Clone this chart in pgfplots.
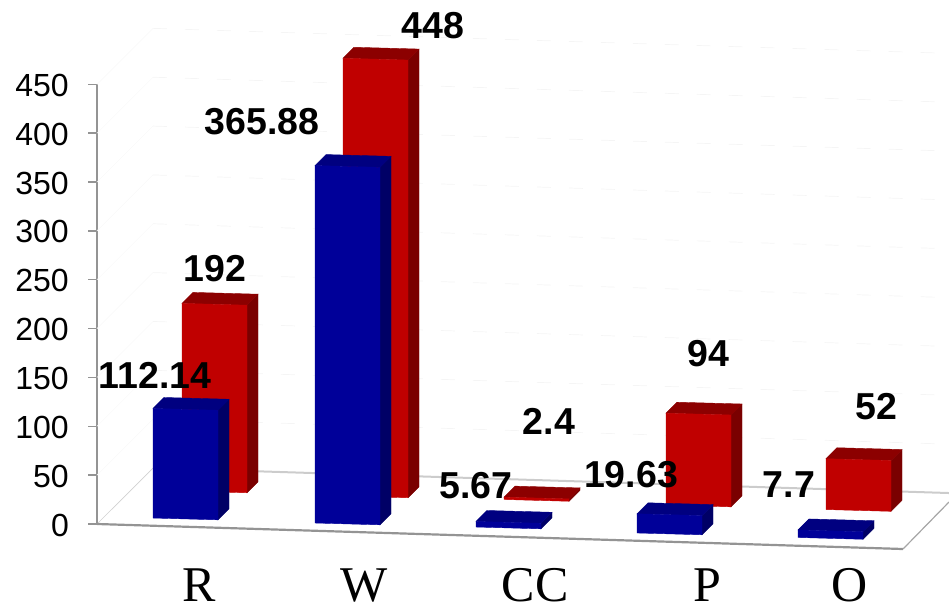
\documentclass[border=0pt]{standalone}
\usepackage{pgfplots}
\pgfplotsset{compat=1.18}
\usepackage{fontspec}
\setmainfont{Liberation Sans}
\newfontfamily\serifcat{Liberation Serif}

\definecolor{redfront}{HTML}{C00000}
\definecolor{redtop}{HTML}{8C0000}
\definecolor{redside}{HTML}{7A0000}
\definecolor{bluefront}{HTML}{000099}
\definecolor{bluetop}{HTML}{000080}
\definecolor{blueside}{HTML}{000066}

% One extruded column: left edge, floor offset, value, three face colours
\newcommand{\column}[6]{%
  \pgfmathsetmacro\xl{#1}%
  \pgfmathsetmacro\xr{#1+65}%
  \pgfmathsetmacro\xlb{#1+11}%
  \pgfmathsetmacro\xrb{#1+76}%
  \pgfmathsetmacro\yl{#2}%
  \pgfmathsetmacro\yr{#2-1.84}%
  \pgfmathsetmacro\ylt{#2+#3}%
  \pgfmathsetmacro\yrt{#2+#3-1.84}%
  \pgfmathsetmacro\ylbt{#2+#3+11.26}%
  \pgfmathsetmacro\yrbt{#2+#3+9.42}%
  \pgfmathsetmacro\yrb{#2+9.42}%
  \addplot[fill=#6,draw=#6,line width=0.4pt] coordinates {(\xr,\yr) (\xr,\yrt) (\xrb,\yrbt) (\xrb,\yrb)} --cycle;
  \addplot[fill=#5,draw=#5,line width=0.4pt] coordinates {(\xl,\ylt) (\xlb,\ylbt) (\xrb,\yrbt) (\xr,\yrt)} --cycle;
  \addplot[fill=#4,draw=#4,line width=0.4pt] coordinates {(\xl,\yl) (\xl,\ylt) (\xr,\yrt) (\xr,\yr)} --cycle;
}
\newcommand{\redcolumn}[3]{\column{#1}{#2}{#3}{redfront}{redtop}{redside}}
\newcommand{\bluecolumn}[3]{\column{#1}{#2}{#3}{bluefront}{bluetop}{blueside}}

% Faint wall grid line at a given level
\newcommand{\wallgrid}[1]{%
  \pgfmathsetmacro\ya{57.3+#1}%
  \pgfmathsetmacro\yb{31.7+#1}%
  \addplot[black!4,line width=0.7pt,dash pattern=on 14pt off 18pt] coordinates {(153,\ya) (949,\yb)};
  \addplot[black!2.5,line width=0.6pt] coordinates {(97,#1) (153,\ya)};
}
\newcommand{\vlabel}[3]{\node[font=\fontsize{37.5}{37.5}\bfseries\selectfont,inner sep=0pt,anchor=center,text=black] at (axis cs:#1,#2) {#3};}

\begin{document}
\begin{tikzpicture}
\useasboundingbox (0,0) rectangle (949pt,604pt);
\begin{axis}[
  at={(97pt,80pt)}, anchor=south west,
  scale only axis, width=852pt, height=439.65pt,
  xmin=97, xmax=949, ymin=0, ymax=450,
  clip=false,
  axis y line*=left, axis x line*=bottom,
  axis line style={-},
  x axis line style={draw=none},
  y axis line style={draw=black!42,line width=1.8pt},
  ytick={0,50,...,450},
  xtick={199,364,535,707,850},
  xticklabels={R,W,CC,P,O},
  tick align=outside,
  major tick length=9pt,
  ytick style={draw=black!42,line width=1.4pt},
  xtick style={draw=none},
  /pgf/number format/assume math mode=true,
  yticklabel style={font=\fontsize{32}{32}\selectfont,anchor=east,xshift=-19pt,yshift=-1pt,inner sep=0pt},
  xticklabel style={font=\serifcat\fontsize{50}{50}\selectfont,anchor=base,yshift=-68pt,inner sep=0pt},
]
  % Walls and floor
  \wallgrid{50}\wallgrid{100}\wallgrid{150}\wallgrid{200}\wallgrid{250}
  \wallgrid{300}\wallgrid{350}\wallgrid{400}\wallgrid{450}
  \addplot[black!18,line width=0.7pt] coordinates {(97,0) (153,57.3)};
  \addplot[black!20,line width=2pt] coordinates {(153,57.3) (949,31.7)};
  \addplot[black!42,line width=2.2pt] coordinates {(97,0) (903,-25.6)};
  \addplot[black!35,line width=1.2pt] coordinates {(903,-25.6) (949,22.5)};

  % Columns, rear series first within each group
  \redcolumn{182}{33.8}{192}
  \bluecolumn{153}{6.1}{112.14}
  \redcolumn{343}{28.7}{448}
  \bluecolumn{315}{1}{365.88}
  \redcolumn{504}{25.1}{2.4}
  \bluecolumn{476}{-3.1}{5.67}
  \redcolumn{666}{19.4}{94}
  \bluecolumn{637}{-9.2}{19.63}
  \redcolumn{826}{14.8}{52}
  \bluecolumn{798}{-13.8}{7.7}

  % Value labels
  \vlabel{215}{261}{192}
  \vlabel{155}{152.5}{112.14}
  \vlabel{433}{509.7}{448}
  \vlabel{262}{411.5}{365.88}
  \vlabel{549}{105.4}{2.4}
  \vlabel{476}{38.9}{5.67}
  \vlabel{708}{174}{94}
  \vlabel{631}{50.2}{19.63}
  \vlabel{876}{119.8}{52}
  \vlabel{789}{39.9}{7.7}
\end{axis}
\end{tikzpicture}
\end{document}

========

# What you need to do
Pictures in the data above should not be copied; transcribe everything else exactly.

# Full response
Clone this chart in pgfplots.
\documentclass[border=0pt]{standalone}
\usepackage{pgfplots}
\pgfplotsset{compat=1.18}
\usepackage{fontspec}
\setmainfont{Liberation Sans}
\newfontfamily\serifcat{Liberation Serif}

\definecolor{redfront}{HTML}{C00000}
\definecolor{redtop}{HTML}{8C0000}
\definecolor{redside}{HTML}{7A0000}
\definecolor{bluefront}{HTML}{000099}
\definecolor{bluetop}{HTML}{000080}
\definecolor{blueside}{HTML}{000066}

% One extruded column: left edge, floor offset, value, three face colours
\newcommand{\column}[6]{%
  \pgfmathsetmacro\xl{#1}%
  \pgfmathsetmacro\xr{#1+65}%
  \pgfmathsetmacro\xlb{#1+11}%
  \pgfmathsetmacro\xrb{#1+76}%
  \pgfmathsetmacro\yl{#2}%
  \pgfmathsetmacro\yr{#2-1.84}%
  \pgfmathsetmacro\ylt{#2+#3}%
  \pgfmathsetmacro\yrt{#2+#3-1.84}%
  \pgfmathsetmacro\ylbt{#2+#3+11.26}%
  \pgfmathsetmacro\yrbt{#2+#3+9.42}%
  \pgfmathsetmacro\yrb{#2+9.42}%
  \addplot[fill=#6,draw=#6,line width=0.4pt] coordinates {(\xr,\yr) (\xr,\yrt) (\xrb,\yrbt) (\xrb,\yrb)} --cycle;
  \addplot[fill=#5,draw=#5,line width=0.4pt] coordinates {(\xl,\ylt) (\xlb,\ylbt) (\xrb,\yrbt) (\xr,\yrt)} --cycle;
  \addplot[fill=#4,draw=#4,line width=0.4pt] coordinates {(\xl,\yl) (\xl,\ylt) (\xr,\yrt) (\xr,\yr)} --cycle;
}
\newcommand{\redcolumn}[3]{\column{#1}{#2}{#3}{redfront}{redtop}{redside}}
\newcommand{\bluecolumn}[3]{\column{#1}{#2}{#3}{bluefront}{bluetop}{blueside}}

% Faint wall grid line at a given level
\newcommand{\wallgrid}[1]{%
  \pgfmathsetmacro\ya{57.3+#1}%
  \pgfmathsetmacro\yb{31.7+#1}%
  \addplot[black!4,line width=0.7pt,dash pattern=on 14pt off 18pt] coordinates {(153,\ya) (949,\yb)};
  \addplot[black!2.5,line width=0.6pt] coordinates {(97,#1) (153,\ya)};
}
\newcommand{\vlabel}[3]{\node[font=\fontsize{37.5}{37.5}\bfseries\selectfont,inner sep=0pt,anchor=center,text=black] at (axis cs:#1,#2) {#3};}

\begin{document}
\begin{tikzpicture}
\useasboundingbox (0,0) rectangle (949pt,604pt);
\begin{axis}[
  at={(97pt,80pt)}, anchor=south west,
  scale only axis, width=852pt, height=439.65pt,
  xmin=97, xmax=949, ymin=0, ymax=450,
  clip=false,
  axis y line*=left, axis x line*=bottom,
  axis line style={-},
  x axis line style={draw=none},
  y axis line style={draw=black!42,line width=1.8pt},
  ytick={0,50,...,450},
  xtick={199,364,535,707,850},
  xticklabels={R,W,CC,P,O},
  tick align=outside,
  major tick length=9pt,
  ytick style={draw=black!42,line width=1.4pt},
  xtick style={draw=none},
  /pgf/number format/assume math mode=true,
  yticklabel style={font=\fontsize{32}{32}\selectfont,anchor=east,xshift=-19pt,yshift=-1pt,inner sep=0pt},
  xticklabel style={font=\serifcat\fontsize{50}{50}\selectfont,anchor=base,yshift=-68pt,inner sep=0pt},
]
  % Walls and floor
  \wallgrid{50}\wallgrid{100}\wallgrid{150}\wallgrid{200}\wallgrid{250}
  \wallgrid{300}\wallgrid{350}\wallgrid{400}\wallgrid{450}
  \addplot[black!18,line width=0.7pt] coordinates {(97,0) (153,57.3)};
  \addplot[black!20,line width=2pt] coordinates {(153,57.3) (949,31.7)};
  \addplot[black!42,line width=2.2pt] coordinates {(97,0) (903,-25.6)};
  \addplot[black!35,line width=1.2pt] coordinates {(903,-25.6) (949,22.5)};

  % Columns, rear series first within each group
  \redcolumn{182}{33.8}{192}
  \bluecolumn{153}{6.1}{112.14}
  \redcolumn{343}{28.7}{448}
  \bluecolumn{315}{1}{365.88}
  \redcolumn{504}{25.1}{2.4}
  \bluecolumn{476}{-3.1}{5.67}
  \redcolumn{666}{19.4}{94}
  \bluecolumn{637}{-9.2}{19.63}
  \redcolumn{826}{14.8}{52}
  \bluecolumn{798}{-13.8}{7.7}

  % Value labels
  \vlabel{215}{261}{192}
  \vlabel{155}{152.5}{112.14}
  \vlabel{433}{509.7}{448}
  \vlabel{262}{411.5}{365.88}
  \vlabel{549}{105.4}{2.4}
  \vlabel{476}{38.9}{5.67}
  \vlabel{708}{174}{94}
  \vlabel{631}{50.2}{19.63}
  \vlabel{876}{119.8}{52}
  \vlabel{789}{39.9}{7.7}
\end{axis}
\end{tikzpicture}
\end{document}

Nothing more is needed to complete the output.